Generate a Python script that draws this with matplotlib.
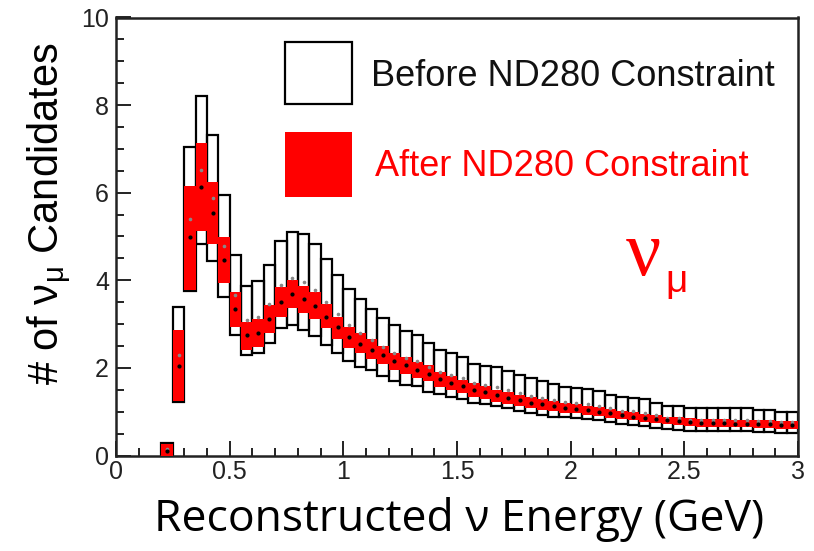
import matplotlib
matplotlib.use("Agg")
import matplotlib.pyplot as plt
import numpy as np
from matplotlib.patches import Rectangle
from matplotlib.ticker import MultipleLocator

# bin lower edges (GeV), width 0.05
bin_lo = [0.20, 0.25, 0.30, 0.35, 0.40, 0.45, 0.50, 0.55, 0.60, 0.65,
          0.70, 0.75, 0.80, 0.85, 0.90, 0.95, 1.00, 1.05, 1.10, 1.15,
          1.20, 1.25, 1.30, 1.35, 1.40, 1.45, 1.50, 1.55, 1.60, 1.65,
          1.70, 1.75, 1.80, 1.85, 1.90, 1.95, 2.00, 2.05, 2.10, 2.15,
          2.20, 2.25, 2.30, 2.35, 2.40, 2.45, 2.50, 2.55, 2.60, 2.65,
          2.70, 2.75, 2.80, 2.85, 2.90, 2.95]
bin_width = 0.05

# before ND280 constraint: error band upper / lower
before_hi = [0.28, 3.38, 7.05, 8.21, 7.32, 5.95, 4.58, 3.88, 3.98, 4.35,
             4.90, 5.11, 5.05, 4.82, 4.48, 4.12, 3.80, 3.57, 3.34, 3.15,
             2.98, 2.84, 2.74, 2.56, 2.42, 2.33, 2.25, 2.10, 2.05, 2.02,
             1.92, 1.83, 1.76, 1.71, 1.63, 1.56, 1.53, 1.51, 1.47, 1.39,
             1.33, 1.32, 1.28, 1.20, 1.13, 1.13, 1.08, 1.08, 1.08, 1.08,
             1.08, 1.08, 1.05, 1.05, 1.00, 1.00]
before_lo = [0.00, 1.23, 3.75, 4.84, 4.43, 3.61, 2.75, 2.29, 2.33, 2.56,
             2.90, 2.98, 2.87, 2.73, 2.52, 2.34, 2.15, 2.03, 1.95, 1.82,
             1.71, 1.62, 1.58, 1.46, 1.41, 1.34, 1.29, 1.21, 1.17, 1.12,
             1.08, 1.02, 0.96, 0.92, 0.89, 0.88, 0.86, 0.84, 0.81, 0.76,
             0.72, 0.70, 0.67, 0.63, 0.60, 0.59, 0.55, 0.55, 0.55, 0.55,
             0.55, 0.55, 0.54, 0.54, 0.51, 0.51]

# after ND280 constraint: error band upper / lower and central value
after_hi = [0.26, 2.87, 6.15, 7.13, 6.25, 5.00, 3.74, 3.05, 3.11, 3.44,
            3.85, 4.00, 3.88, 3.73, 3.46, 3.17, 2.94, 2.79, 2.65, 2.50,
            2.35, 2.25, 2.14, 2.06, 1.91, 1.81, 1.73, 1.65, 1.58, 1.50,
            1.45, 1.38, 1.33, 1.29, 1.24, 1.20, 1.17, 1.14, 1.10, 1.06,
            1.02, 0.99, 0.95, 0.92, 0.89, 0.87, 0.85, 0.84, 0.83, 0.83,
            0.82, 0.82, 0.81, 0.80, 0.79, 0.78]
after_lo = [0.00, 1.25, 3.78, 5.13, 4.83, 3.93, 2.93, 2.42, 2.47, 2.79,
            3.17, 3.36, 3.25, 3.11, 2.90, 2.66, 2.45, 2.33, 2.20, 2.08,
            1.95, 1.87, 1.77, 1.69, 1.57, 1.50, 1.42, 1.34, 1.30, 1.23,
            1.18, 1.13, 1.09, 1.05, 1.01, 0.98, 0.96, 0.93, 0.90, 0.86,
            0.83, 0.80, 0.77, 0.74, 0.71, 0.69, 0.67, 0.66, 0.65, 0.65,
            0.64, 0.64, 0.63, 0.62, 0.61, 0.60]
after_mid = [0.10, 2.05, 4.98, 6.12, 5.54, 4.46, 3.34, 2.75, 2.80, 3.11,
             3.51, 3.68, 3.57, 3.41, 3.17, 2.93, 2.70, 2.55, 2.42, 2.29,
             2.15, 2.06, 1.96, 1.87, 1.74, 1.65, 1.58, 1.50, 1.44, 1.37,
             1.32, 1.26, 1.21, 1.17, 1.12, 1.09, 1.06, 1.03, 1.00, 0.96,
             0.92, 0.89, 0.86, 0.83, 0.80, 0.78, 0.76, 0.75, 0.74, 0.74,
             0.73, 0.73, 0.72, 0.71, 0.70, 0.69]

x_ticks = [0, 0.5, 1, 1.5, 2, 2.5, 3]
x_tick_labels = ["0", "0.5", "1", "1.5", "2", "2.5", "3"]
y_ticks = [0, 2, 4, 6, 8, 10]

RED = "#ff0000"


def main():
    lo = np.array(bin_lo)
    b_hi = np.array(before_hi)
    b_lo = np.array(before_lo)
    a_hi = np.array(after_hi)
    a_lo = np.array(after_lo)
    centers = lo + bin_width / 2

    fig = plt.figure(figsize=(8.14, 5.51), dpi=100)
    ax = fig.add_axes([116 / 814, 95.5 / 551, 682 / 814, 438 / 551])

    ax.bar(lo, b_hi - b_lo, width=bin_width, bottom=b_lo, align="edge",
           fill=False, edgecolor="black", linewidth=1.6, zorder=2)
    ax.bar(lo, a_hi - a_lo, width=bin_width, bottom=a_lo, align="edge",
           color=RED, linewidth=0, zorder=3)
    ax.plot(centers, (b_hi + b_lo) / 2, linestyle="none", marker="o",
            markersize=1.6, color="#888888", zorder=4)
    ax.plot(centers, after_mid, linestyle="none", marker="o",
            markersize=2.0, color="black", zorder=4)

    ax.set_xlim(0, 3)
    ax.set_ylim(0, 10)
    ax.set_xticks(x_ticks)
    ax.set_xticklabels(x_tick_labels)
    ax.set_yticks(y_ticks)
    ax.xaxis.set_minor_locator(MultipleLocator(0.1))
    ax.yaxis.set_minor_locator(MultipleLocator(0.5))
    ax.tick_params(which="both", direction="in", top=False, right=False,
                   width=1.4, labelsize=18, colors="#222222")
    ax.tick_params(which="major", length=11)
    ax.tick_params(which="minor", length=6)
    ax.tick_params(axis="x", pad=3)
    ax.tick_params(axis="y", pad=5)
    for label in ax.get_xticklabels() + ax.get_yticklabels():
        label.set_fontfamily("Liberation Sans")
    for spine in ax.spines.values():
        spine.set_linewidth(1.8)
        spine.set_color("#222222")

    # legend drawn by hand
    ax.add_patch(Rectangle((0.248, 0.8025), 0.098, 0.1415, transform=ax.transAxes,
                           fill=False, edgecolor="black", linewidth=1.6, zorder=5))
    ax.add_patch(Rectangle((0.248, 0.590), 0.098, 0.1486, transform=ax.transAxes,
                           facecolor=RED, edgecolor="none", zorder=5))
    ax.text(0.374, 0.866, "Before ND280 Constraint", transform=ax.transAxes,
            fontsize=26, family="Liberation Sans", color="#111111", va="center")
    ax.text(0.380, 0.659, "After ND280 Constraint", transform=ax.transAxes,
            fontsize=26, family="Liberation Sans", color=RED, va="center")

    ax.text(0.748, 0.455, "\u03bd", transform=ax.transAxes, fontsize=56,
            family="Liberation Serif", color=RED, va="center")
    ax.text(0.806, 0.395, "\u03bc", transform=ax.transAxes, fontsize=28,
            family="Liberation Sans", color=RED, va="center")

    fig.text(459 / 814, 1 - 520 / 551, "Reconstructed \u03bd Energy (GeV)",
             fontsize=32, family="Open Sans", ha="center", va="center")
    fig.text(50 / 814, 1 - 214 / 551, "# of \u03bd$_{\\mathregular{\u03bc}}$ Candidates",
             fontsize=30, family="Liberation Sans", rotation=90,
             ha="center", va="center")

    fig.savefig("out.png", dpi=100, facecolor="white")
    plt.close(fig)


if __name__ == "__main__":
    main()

● Exercise
Copy the data word for word. Pictures do not go in the copy.

● The reply
Generate a Python script that draws this with matplotlib.
import matplotlib
matplotlib.use("Agg")
import matplotlib.pyplot as plt
import numpy as np
from matplotlib.patches import Rectangle
from matplotlib.ticker import MultipleLocator

# bin lower edges (GeV), width 0.05
bin_lo = [0.20, 0.25, 0.30, 0.35, 0.40, 0.45, 0.50, 0.55, 0.60, 0.65,
          0.70, 0.75, 0.80, 0.85, 0.90, 0.95, 1.00, 1.05, 1.10, 1.15,
          1.20, 1.25, 1.30, 1.35, 1.40, 1.45, 1.50, 1.55, 1.60, 1.65,
          1.70, 1.75, 1.80, 1.85, 1.90, 1.95, 2.00, 2.05, 2.10, 2.15,
          2.20, 2.25, 2.30, 2.35, 2.40, 2.45, 2.50, 2.55, 2.60, 2.65,
          2.70, 2.75, 2.80, 2.85, 2.90, 2.95]
bin_width = 0.05

# before ND280 constraint: error band upper / lower
before_hi = [0.28, 3.38, 7.05, 8.21, 7.32, 5.95, 4.58, 3.88, 3.98, 4.35,
             4.90, 5.11, 5.05, 4.82, 4.48, 4.12, 3.80, 3.57, 3.34, 3.15,
             2.98, 2.84, 2.74, 2.56, 2.42, 2.33, 2.25, 2.10, 2.05, 2.02,
             1.92, 1.83, 1.76, 1.71, 1.63, 1.56, 1.53, 1.51, 1.47, 1.39,
             1.33, 1.32, 1.28, 1.20, 1.13, 1.13, 1.08, 1.08, 1.08, 1.08,
             1.08, 1.08, 1.05, 1.05, 1.00, 1.00]
before_lo = [0.00, 1.23, 3.75, 4.84, 4.43, 3.61, 2.75, 2.29, 2.33, 2.56,
             2.90, 2.98, 2.87, 2.73, 2.52, 2.34, 2.15, 2.03, 1.95, 1.82,
             1.71, 1.62, 1.58, 1.46, 1.41, 1.34, 1.29, 1.21, 1.17, 1.12,
             1.08, 1.02, 0.96, 0.92, 0.89, 0.88, 0.86, 0.84, 0.81, 0.76,
             0.72, 0.70, 0.67, 0.63, 0.60, 0.59, 0.55, 0.55, 0.55, 0.55,
             0.55, 0.55, 0.54, 0.54, 0.51, 0.51]

# after ND280 constraint: error band upper / lower and central value
after_hi = [0.26, 2.87, 6.15, 7.13, 6.25, 5.00, 3.74, 3.05, 3.11, 3.44,
            3.85, 4.00, 3.88, 3.73, 3.46, 3.17, 2.94, 2.79, 2.65, 2.50,
            2.35, 2.25, 2.14, 2.06, 1.91, 1.81, 1.73, 1.65, 1.58, 1.50,
            1.45, 1.38, 1.33, 1.29, 1.24, 1.20, 1.17, 1.14, 1.10, 1.06,
            1.02, 0.99, 0.95, 0.92, 0.89, 0.87, 0.85, 0.84, 0.83, 0.83,
            0.82, 0.82, 0.81, 0.80, 0.79, 0.78]
after_lo = [0.00, 1.25, 3.78, 5.13, 4.83, 3.93, 2.93, 2.42, 2.47, 2.79,
            3.17, 3.36, 3.25, 3.11, 2.90, 2.66, 2.45, 2.33, 2.20, 2.08,
            1.95, 1.87, 1.77, 1.69, 1.57, 1.50, 1.42, 1.34, 1.30, 1.23,
            1.18, 1.13, 1.09, 1.05, 1.01, 0.98, 0.96, 0.93, 0.90, 0.86,
            0.83, 0.80, 0.77, 0.74, 0.71, 0.69, 0.67, 0.66, 0.65, 0.65,
            0.64, 0.64, 0.63, 0.62, 0.61, 0.60]
after_mid = [0.10, 2.05, 4.98, 6.12, 5.54, 4.46, 3.34, 2.75, 2.80, 3.11,
             3.51, 3.68, 3.57, 3.41, 3.17, 2.93, 2.70, 2.55, 2.42, 2.29,
             2.15, 2.06, 1.96, 1.87, 1.74, 1.65, 1.58, 1.50, 1.44, 1.37,
             1.32, 1.26, 1.21, 1.17, 1.12, 1.09, 1.06, 1.03, 1.00, 0.96,
             0.92, 0.89, 0.86, 0.83, 0.80, 0.78, 0.76, 0.75, 0.74, 0.74,
             0.73, 0.73, 0.72, 0.71, 0.70, 0.69]

x_ticks = [0, 0.5, 1, 1.5, 2, 2.5, 3]
x_tick_labels = ["0", "0.5", "1", "1.5", "2", "2.5", "3"]
y_ticks = [0, 2, 4, 6, 8, 10]

RED = "#ff0000"


def main():
    lo = np.array(bin_lo)
    b_hi = np.array(before_hi)
    b_lo = np.array(before_lo)
    a_hi = np.array(after_hi)
    a_lo = np.array(after_lo)
    centers = lo + bin_width / 2

    fig = plt.figure(figsize=(8.14, 5.51), dpi=100)
    ax = fig.add_axes([116 / 814, 95.5 / 551, 682 / 814, 438 / 551])

    ax.bar(lo, b_hi - b_lo, width=bin_width, bottom=b_lo, align="edge",
           fill=False, edgecolor="black", linewidth=1.6, zorder=2)
    ax.bar(lo, a_hi - a_lo, width=bin_width, bottom=a_lo, align="edge",
           color=RED, linewidth=0, zorder=3)
    ax.plot(centers, (b_hi + b_lo) / 2, linestyle="none", marker="o",
            markersize=1.6, color="#888888", zorder=4)
    ax.plot(centers, after_mid, linestyle="none", marker="o",
            markersize=2.0, color="black", zorder=4)

    ax.set_xlim(0, 3)
    ax.set_ylim(0, 10)
    ax.set_xticks(x_ticks)
    ax.set_xticklabels(x_tick_labels)
    ax.set_yticks(y_ticks)
    ax.xaxis.set_minor_locator(MultipleLocator(0.1))
    ax.yaxis.set_minor_locator(MultipleLocator(0.5))
    ax.tick_params(which="both", direction="in", top=False, right=False,
                   width=1.4, labelsize=18, colors="#222222")
    ax.tick_params(which="major", length=11)
    ax.tick_params(which="minor", length=6)
    ax.tick_params(axis="x", pad=3)
    ax.tick_params(axis="y", pad=5)
    for label in ax.get_xticklabels() + ax.get_yticklabels():
        label.set_fontfamily("Liberation Sans")
    for spine in ax.spines.values():
        spine.set_linewidth(1.8)
        spine.set_color("#222222")

    # legend drawn by hand
    ax.add_patch(Rectangle((0.248, 0.8025), 0.098, 0.1415, transform=ax.transAxes,
                           fill=False, edgecolor="black", linewidth=1.6, zorder=5))
    ax.add_patch(Rectangle((0.248, 0.590), 0.098, 0.1486, transform=ax.transAxes,
                           facecolor=RED, edgecolor="none", zorder=5))
    ax.text(0.374, 0.866, "Before ND280 Constraint", transform=ax.transAxes,
            fontsize=26, family="Liberation Sans", color="#111111", va="center")
    ax.text(0.380, 0.659, "After ND280 Constraint", transform=ax.transAxes,
            fontsize=26, family="Liberation Sans", color=RED, va="center")

    ax.text(0.748, 0.455, "\u03bd", transform=ax.transAxes, fontsize=56,
            family="Liberation Serif", color=RED, va="center")
    ax.text(0.806, 0.395, "\u03bc", transform=ax.transAxes, fontsize=28,
            family="Liberation Sans", color=RED, va="center")

    fig.text(459 / 814, 1 - 520 / 551, "Reconstructed \u03bd Energy (GeV)",
             fontsize=32, family="Open Sans", ha="center", va="center")
    fig.text(50 / 814, 1 - 214 / 551, "# of \u03bd$_{\\mathregular{\u03bc}}$ Candidates",
             fontsize=30, family="Liberation Sans", rotation=90,
             ha="center", va="center")

    fig.savefig("out.png", dpi=100, facecolor="white")
    plt.close(fig)


if __name__ == "__main__":
    main()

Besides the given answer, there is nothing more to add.